● **WHAT YOU ARE ASKED TO DO**: Output the lines below exactly, please, from the first line until the line with "56, 58, 60]", counting both.

● **DATASET CONTENT**:
_ _ _ _ _ _ _

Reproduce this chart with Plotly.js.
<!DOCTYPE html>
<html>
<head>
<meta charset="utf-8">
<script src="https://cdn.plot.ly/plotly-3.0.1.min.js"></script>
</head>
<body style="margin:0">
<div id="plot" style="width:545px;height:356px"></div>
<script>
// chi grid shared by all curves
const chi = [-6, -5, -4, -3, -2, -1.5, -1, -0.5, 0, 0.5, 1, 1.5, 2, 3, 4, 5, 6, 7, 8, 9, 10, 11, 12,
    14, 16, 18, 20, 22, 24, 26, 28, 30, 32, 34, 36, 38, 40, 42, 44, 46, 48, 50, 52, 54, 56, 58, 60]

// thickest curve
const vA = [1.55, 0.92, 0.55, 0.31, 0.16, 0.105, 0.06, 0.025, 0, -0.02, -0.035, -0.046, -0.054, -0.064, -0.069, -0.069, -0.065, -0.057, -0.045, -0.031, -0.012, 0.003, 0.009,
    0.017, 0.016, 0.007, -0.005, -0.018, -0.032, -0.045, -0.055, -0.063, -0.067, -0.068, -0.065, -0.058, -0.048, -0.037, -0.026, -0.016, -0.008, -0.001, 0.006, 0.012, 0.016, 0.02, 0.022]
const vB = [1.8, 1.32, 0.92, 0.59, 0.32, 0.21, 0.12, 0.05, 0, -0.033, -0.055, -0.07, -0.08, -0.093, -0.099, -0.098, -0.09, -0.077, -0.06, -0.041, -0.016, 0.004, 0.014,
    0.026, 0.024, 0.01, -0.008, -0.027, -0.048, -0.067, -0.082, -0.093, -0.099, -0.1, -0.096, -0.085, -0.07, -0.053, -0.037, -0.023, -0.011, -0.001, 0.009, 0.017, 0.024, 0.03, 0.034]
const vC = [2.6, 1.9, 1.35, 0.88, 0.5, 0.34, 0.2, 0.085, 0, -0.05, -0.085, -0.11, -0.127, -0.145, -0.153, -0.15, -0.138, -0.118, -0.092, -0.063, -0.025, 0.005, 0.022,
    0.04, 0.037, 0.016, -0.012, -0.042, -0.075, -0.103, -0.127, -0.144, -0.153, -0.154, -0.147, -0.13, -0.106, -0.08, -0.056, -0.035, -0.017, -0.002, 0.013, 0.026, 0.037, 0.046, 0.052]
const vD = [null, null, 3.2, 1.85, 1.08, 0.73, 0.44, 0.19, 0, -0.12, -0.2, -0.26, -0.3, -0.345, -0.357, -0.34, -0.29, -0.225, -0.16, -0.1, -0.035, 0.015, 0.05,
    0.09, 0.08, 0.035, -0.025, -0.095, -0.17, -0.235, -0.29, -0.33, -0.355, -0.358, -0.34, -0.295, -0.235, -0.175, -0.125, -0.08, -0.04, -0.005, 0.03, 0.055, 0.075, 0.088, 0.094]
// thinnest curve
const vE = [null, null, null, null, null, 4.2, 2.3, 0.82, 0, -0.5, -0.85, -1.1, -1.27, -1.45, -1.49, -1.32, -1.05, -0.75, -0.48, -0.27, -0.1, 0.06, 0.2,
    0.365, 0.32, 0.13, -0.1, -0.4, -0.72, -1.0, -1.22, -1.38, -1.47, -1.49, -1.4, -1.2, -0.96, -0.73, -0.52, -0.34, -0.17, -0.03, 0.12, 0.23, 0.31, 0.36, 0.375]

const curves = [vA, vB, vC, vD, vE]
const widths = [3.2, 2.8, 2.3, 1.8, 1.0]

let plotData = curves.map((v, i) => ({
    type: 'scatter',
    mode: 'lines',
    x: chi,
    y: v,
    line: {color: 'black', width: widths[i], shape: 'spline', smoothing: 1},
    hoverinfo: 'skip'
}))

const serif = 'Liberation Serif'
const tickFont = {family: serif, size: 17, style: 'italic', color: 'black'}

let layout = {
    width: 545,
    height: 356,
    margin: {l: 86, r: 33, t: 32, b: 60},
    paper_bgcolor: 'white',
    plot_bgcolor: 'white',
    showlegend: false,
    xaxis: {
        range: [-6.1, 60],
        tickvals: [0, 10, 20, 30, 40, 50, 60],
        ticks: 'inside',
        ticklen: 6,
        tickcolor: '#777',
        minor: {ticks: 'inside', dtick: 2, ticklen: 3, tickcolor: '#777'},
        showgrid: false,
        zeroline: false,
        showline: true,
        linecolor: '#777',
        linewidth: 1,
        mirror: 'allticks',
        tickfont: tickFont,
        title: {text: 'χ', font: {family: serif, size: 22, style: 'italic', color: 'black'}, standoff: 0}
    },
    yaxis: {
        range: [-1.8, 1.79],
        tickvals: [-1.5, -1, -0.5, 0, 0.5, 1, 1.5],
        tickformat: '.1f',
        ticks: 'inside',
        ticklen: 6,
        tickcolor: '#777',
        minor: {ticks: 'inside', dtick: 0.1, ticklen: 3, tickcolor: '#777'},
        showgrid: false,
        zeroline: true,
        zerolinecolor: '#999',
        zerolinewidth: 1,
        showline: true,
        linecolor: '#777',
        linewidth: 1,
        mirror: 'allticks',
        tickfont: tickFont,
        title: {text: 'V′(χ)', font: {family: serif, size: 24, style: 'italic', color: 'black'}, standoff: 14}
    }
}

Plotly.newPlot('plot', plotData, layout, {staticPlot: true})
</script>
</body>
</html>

_ _ _ _ _ _ _

● **SOLUTION TO THIS TASK**:
Reproduce this chart with Plotly.js.
<!DOCTYPE html>
<html>
<head>
<meta charset="utf-8">
<script src="https://cdn.plot.ly/plotly-3.0.1.min.js"></script>
</head>
<body style="margin:0">
<div id="plot" style="width:545px;height:356px"></div>
<script>
// chi grid shared by all curves
const chi = [-6, -5, -4, -3, -2, -1.5, -1, -0.5, 0, 0.5, 1, 1.5, 2, 3, 4, 5, 6, 7, 8, 9, 10, 11, 12,
    14, 16, 18, 20, 22, 24, 26, 28, 30, 32, 34, 36, 38, 40, 42, 44, 46, 48, 50, 52, 54, 56, 58, 60]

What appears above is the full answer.